The Motorola E770 mobile phone (also known as the E770v denoting a Vodafone network specific variant of this handset) is a 3G phone that operates primarily on the third generation phone network; however, it can be downscable to GPRS 2.5 and below if required.

The E770v resembles very much by looks with Motorola's famous E398 model; still, the hardware differences are pretty substantial.

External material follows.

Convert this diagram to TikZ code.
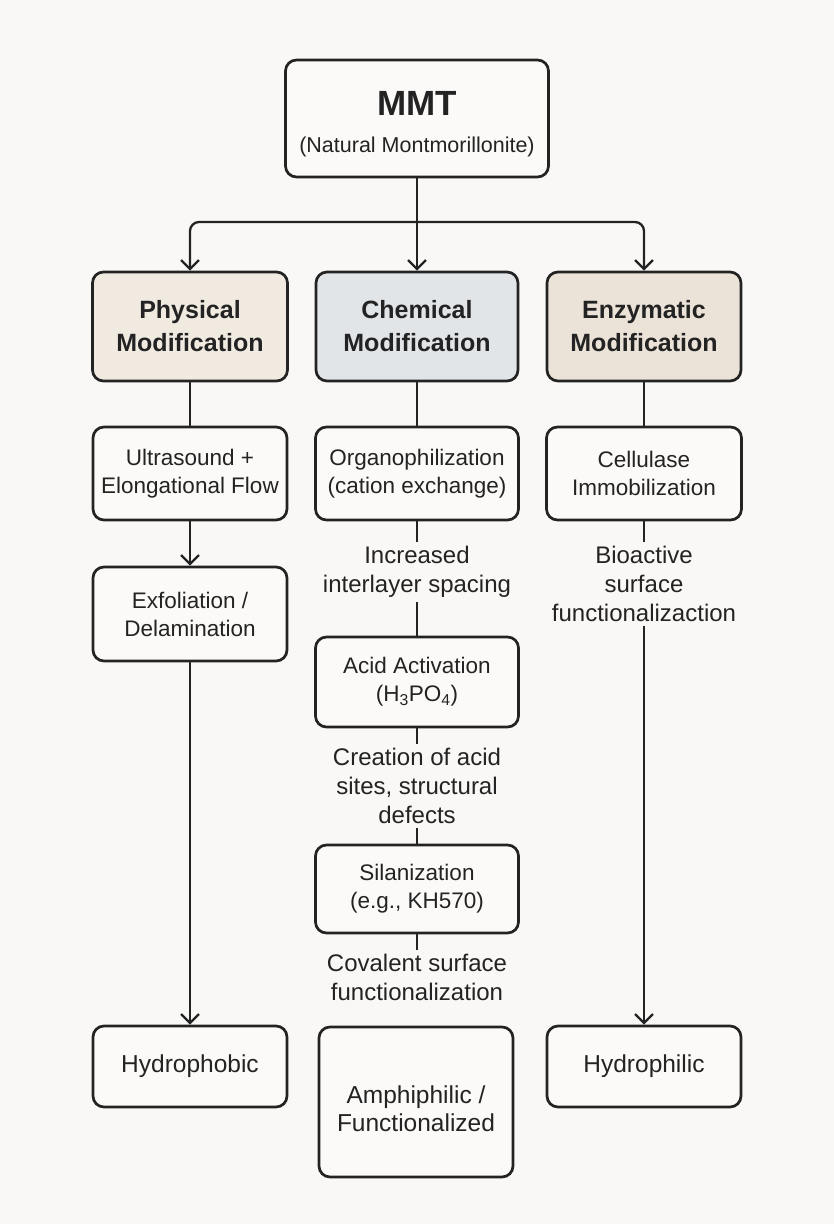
\documentclass[tikz,border=0pt]{standalone}
\usepackage{fontspec}
\setmainfont{Liberation Sans}
\usepackage{xcolor}
\usepackage{tikz}
\usetikzlibrary{positioning, arrows.meta}

\definecolor{paper}{HTML}{FAF8F6}
\definecolor{ink}{HTML}{232323}
\definecolor{physfill}{HTML}{F1EAE1}
\definecolor{chemfill}{HTML}{E1E5E8}
\definecolor{enzfill}{HTML}{EBE2D8}
\definecolor{stepfill}{HTML}{FBFAF8}

\tikzset{
    box/.style={draw=ink, line width=2.7pt, rounded corners=11pt, fill=stepfill,
        text=ink, align=center, inner sep=0pt},
    headbox/.style={box, minimum height=109pt, font=\fontsize{25}{33}\selectfont\bfseries},
    stepbox/.style={box, minimum height=93pt, font=\fontsize{22.5}{28}\selectfont},
    resultbox/.style={box, minimum width=194pt, font=\fontsize{24.5}{28}\selectfont},
    note/.style={text=ink, align=center, inner sep=4pt, font=\fontsize{24}{29}\selectfont},
    link/.style={draw=ink, line width=2.3pt},
}

\begin{document}
\begin{tikzpicture}[x=1pt, y=1pt, >={Straight Barb[length=9pt,width=18pt]}]
    % Nền và khung của hình
    \fill[paper] (0,0) rectangle (834,-1224);
    \useasboundingbox (0,0) rectangle (834,-1224);

    % Hộp gốc: khoáng sét ban đầu
    \node[box, minimum width=263pt, minimum height=117pt, font=\fontsize{21.5}{26}\selectfont] (mmt) at (417,-118.5)
        {{\fontsize{35}{37}\selectfont\bfseries\rule{0pt}{35pt}MMT}\\[11pt](Natural Montmorillonite)};
    \coordinate (split) at (417,-222);

    % Ba hướng biến tính
    \node[headbox, fill=physfill, minimum width=195pt] (phys) at (190,-326.5) {Physical\\Modification};
    \node[headbox, fill=chemfill, minimum width=202pt] (chem) at (417,-326.5) {Chemical\\Modification};
    \node[headbox, fill=enzfill, minimum width=194pt] (enz) at (644,-326.5) {Enzymatic\\Modification};

    % Cột vật lý
    \node[stepbox, minimum width=194pt] (ultra) at (190,-473.5) {Ultrasound +\\Elongational Flow};
    \node[stepbox, minimum width=194pt, minimum height=94pt] (exfo) at (190,-614) {Exfoliation /\\Delamination};
    \node[resultbox, minimum height=81pt] (hphob) at (190,-1066.5) {Hydrophobic};

    % Cột hóa học
    \node[stepbox, minimum width=203pt] (organo) at (417,-473.5) {Organophilization\\(cation exchange)};
    \node[note] (incr) at (417,-572) {Increased\\interlayer spacing};
    \node[stepbox, minimum width=203pt, minimum height=90pt] (acid) at (417,-682)
        {Acid Activation\\(H\textsubscript{3}PO\textsubscript{4})};
    \node[note] (creat) at (417,-786) {Creation of acid\\sites, structural\\defects};
    \node[stepbox, minimum width=203pt, minimum height=88pt] (sila) at (417,-889) {Silanization\\(e.g., KH570)};
    \node[note] (coval) at (417,-977) {Covalent surface\\functionalization};
    \node[resultbox, minimum height=150pt] (amphi) at (416,-1102)
        {\rule{0pt}{32pt}Amphiphilic /\\Functionalized};

    % Cột enzyme
    \node[stepbox, minimum width=195pt] (cell) at (644,-473.5) {Cellulase\\Immobilization};
    \node[note] (bio) at (644,-584) {Bioactive\\surface\\functionalizaction};
    \node[resultbox, minimum height=81pt] (hphil) at (644,-1066.5) {Hydrophilic};

    % Mũi tên tách nhánh
    \draw[link, ->] (mmt.south) -- (chem.north);
    \draw[link, ->, rounded corners=9pt] (split) -| (phys.north);
    \draw[link, ->, rounded corners=9pt] (split) -| (enz.north);

    % Các đoạn nối trong từng cột
    \draw[link] (phys.south) -- (ultra.north);
    \draw[link, ->] (ultra.south) -- (exfo.north);
    \draw[link, ->] (exfo.south) -- (hphob.north);
    \draw[link] (chem.south) -- (organo.north);
    \draw[link] (organo.south) -- (incr.north);
    \draw[link] (incr.south) -- (acid.north);
    \draw[link] (acid.south) -- (creat.north);
    \draw[link] (creat.south) -- (sila.north);
    \draw[link] (sila.south) -- (coval.north);
    \draw[link] (enz.south) -- (cell.north);
    \draw[link] (cell.south) -- (bio.north);
    \draw[link, ->] (bio.south) -- (hphil.north);
\end{tikzpicture}
\end{document}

It was announced in 2005, 4th Quarter.

== Performance ==

It weighs 108 grams The Standard Battery has 160 mins talktime and a standby time of 260 hours.

== Features ==

- Built-in antenna
- Built-in handsfree
- UMTS and GSM Triband - 900/1800/1900 MHz
- WAP 2.0 / xHTML Browser
- Data compatible via USB cable or Bluetooth
- Internal Memory - 32 MB
- MicroSD TransFlash External Memory Card up to 1 GB
- Java MIDP 2.0
- SyncML
- Messaging: SMS, MMS, Email, Instant messaging.
- MP3, MP4, WMA music support
- Vibrate alert
- TFT display, 176 x 220 pixels (30 x 38 mm), 65K colors.
- Video capture, playback, download and streaming
- 2 built-in VGA digital cameras:
  - 640x840 video camera.
  - Secondary VGA video call camera
- Video messaging
- Video playback full screen at 176/144 30fps

== Data ==

- GPRS: Class 10 (4+1/3+2 slots), 32 - 48 kbit/s
- HSCSD: No
- EDGE: No
- 3G: Yes, 384 kbit/s.
- WLAN: No
- Bluetooth: v1.2 with A2DP
- Infrared port: No
- USB: miniUSB

== Limitations ==

The phone has been found to have some limitations by its users, including bluetooth file transfer size limitations, non-removable or changeable operator settings such as logos and hotkeys, and music playback limitations (bitrates over 192 kbit/s are not supported).